American Superconductor have not disclosed the value of the deal. But Jason Fredette, managing director of corporate communications at the company, says that LS Cable will use the wire to make about 20 circuit kilometres of cable as part of a programme to modernize the South Korean electricity network starting in the capital, Seoul.


The superconducting wire is made using the ceramic compound yttrium barium copper oxide (YBCO), part of a family of 'high-temperature' superconducting ceramics that were first discovered in 1986. It remains a superconductor up to 93 kelvin (–180 ºC), meaning it can be cooled using liquid nitrogen.


This is in contrast to low temperature superconductors, which are made of metal and must be cooled to below about 30 kelvin (–243 ºC) with liquid helium. That makes them too expensive to be used in large-scale commercial applications.

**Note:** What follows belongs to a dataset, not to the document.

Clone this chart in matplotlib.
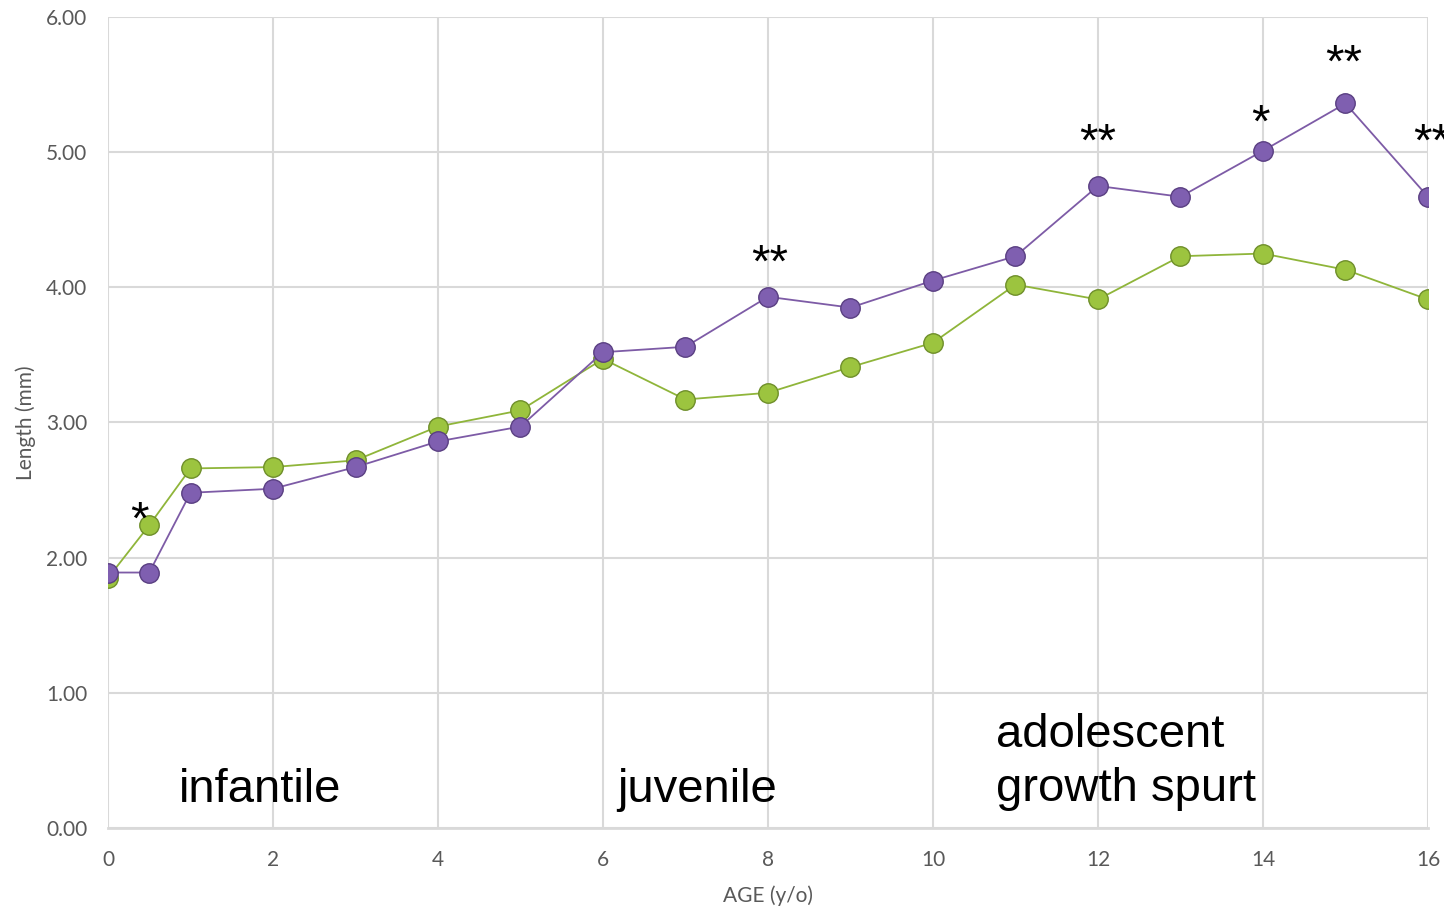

Superconductors also lose their remarkable properties when current above a critical value is passed through them, so the search for a commercially viable superconductor has focused on materials that operate at a high temperature relative to low temperature superconductors and can carry large currents. At the moment, YBCO is the most promising material available.


Evolution not revolution


David Cardwell, professor of superconducting engineering at the University of Cambridge, UK, says it has taken nearly 25 years for YBCOto be commercialized because a brittle ceramic "is exactly what you don't want for making wires".